Local leagues carry on tradition

  • James Williams (left), Connor Cox (center) and Aidan Barilone (right) meet at the mound with pitcher Alex Blunck, Saturday in Athol.   FOR THE ATHOL DAILY NEWS/CADEY SPENCER

  • Tony Vitello, left, meets with pitcher Alex Blunck on the mound, Saturday in Athol. FOR THE ATHOL DAILY NEWS/CADEY SPENCER

  • Members of the Çhuck Stone Little League All-Star team after its final game at James H. Salevan Field for the 2019 season, Monday in Athol. STAFF PHOTO/ADAM HARGRAVES

Staff Writer
Published: 7/5/2019 1:32:05 PM
Modified: 7/5/2019 1:31:51 PM

Most athletes played middle school baseball: some former ball players played at the high school level and very, very few played collegiately.

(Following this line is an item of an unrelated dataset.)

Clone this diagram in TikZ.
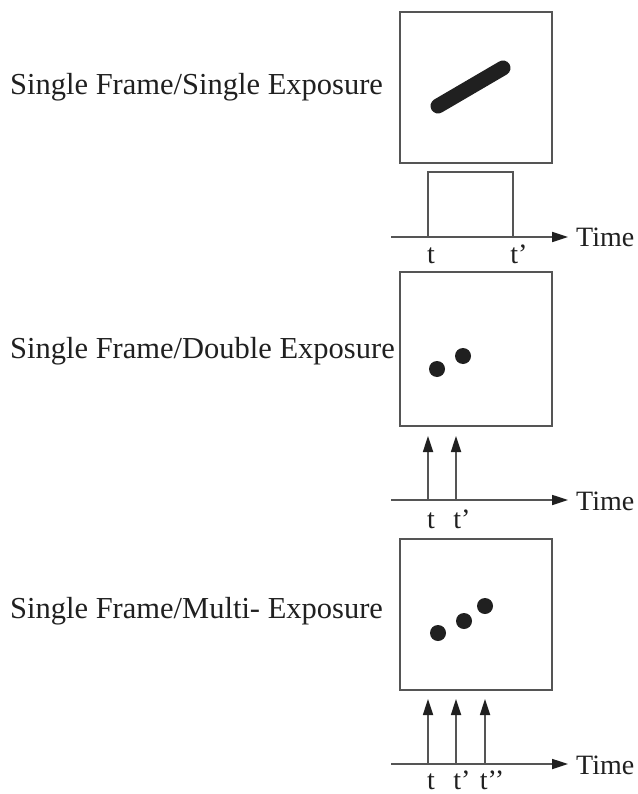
\documentclass[tikz,border=0pt]{standalone}
\usepackage{fontspec}
\setmainfont{Liberation Serif}
\usetikzlibrary{arrows.meta}
\definecolor{linegray}{HTML}{555555}
\definecolor{inkdark}{HTML}{202020}
\tikzset{
  framebox/.style={draw=linegray, line width=1.7pt, minimum width=152pt, minimum height=151pt, inner sep=0pt, anchor=north west},
  bigtext/.style={font=\fontsize{30.5}{34}\selectfont, inner sep=0pt, anchor=base west, text=inkdark},
  timetext/.style={font=\fontsize{28}{32}\selectfont, inner sep=0pt, anchor=base west, text=inkdark},
  ticktext/.style={font=\fontsize{28}{32}\selectfont, inner sep=0pt, anchor=base, text=inkdark},
  axisline/.style={draw=linegray, line width=1.7pt, -{Triangle[length=16pt,width=10pt,color=inkdark]}},
  pulse/.style={draw=linegray, line width=1.7pt, -{Triangle[length=16pt,width=10pt,color=inkdark]}},
  dot/.style={circle, fill=inkdark, minimum size=16pt, inner sep=0pt},
  sigline/.style={draw=linegray, line width=1.7pt},
}
\begin{document}
\begin{tikzpicture}[x=1pt,y=-1pt]
\useasboundingbox (0,0) rectangle (637,794);
\fill[white] (0,0) rectangle (637,794);

% ---------- Panel 1 ----------
\node[bigtext] (lab1) at (10,95) {Single Frame/Single Exposure};
\node[framebox] (box1) at (399,11) {};
\coordinate (s1a) at (438,106);
\coordinate (s1b) at (503,68);
\draw[inkdark, line width=15pt, line cap=round] (s1a) -- (s1b);

\coordinate (ax1s) at (391,237);
\coordinate (ax1e) at (568,237);
\draw[axisline] (ax1s) -- (ax1e);
\coordinate (p1a) at (428,237);
\coordinate (p1b) at (428,172);
\coordinate (p1c) at (513,172);
\coordinate (p1d) at (513,237);
\draw[sigline] (p1a) -- (p1b) -- (p1c) -- (p1d);
\node[timetext] (time1) at (576,247) {Time};
\node[ticktext] (t1a) at (431,263) {t};
\node[ticktext] (t1b) at (519,263) {t’};

% ---------- Panel 2 ----------
\node[bigtext] (lab2) at (10,358) {Single Frame/Double Exposure};
\node[framebox, minimum height=154pt] (box2) at (399,271) {};
\node[dot] (d2a) at (437,369) {};
\node[dot] (d2b) at (463,356) {};

\coordinate (ax2s) at (391,500);
\coordinate (ax2e) at (568,500);
\draw[axisline] (ax2s) -- (ax2e);
\coordinate (a2a) at (428,500);
\coordinate (a2at) at (428,436);
\coordinate (a2b) at (456,500);
\coordinate (a2bt) at (456,436);
\draw[pulse] (a2a) -- (a2at);
\draw[pulse] (a2b) -- (a2bt);
\node[timetext] (time2) at (576,510) {Time};
\node[ticktext] (t2a) at (431,528) {t};
\node[ticktext] (t2b) at (462,528) {t’};

% ---------- Panel 3 ----------
\node[bigtext] (lab3) at (10,618) {Single Frame/Multi- Exposure};
\node[framebox] (box3) at (399,538) {};
\node[dot] (d3a) at (438,633) {};
\node[dot] (d3b) at (464,621) {};
\node[dot] (d3c) at (485,606) {};

\coordinate (ax3s) at (391,764);
\coordinate (ax3e) at (568,764);
\draw[axisline] (ax3s) -- (ax3e);
\coordinate (a3a) at (428,764);
\coordinate (a3at) at (428,699);
\coordinate (a3b) at (456,764);
\coordinate (a3bt) at (456,699);
\coordinate (a3c) at (485,764);
\coordinate (a3ct) at (485,699);
\draw[pulse] (a3a) -- (a3at);
\draw[pulse] (a3b) -- (a3bt);
\draw[pulse] (a3c) -- (a3ct);
\node[timetext] (time3) at (576,774) {Time};
\node[ticktext] (t3a) at (431,789) {t};
\node[ticktext] (t3b) at (462,789) {t’};
\node[ticktext] (t3c) at (492,789) {t’’};
\end{tikzpicture}
\end{document}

Then there is the level of baseball that brings about memories for just about everybody with an athletic background.

The level of baseball on the tiny diamonds, with the smell of hot dogs and popcorn in the air.

Branden Engelke-Aiken pitched for the last time at James H. Salevan Field on Monday for the Chuck Stone Little League All-Stars.

“I feel like when you look back playing baseball when you were younger,” Engelke-Aiken said. “You don’t look back at middle school or high school, you look back at Little League. I am going to miss this field. Playing on it. ”

The Chuck Stone Little League, along with the Orange Little League, recently concluded their seasons.

Orange Little league just capped its 60th season with a win by Orange Legion over Dick’ s Auto in the championship game. 

Steve Ringer is the president of Orange Little League. 

“I think overall it was a success,” Ringer said. “One of the goals was to increase the numbers. I think we were able to do that. I am little disappointed we couldn’t get a tournament team together. My biggest thing was getting the kids to like baseball.”

Orange Little League fielded 90 players this season, which was up for from the previous season.

Engelke-Aiken’s team, Rotary, won the Chuck Stone championship in the league’s 68th season. Athol Little League dates back to 1951; it became the Chuck Stone Little League in 1995.

“I’ve always like baseball,” Engelke-Aiken said. “I feel like we did pretty well fielding.”

Morgan Softic played for Lions this season and was a member of the Chuck Stone All-Stars.

“We didn’t do very well during the regular season,” Softic said. “I just like how its a good way to learn because we have good players on the field with us.”

Chris Engelke coached Rotary during the Chuck Stone regular season. Chuck Stone fielded 33 players in the major league and around 100 total. 

“The great thing about the season is I’ve had some of the kids on the team for three or four years,” Engelke said. “I’ve watched their growth from the beginning to now.”

Engelke also coaches the Chuck Stone All-Stars.

“They have played with each other in previous years,” Engelke said. “It’s like watching a real baseball game. They are capable of making all the plays. It’s a lot of fun.”

During the springtime, there are several different choices for youth sports including soccer and dek hockey.

“I think the first thing they go to is different choices,” Ringer said. “Baseball can be a slow sport. I think there are ways you can show kids they can have fun and keep building on that and then then the numbers can grow.”

Tony Vitello is an assistant coach for the Chuck Stone All-Stars, and coaches the Lions during the season.

“Even in Little League,” Vitello said. “When your players are excited to keep playing, that’s what its all about. It keeps you coming back as a coach. Even when they are about to be mercied and its getting dark out. My team struggled but there was a genuine love for baseball.”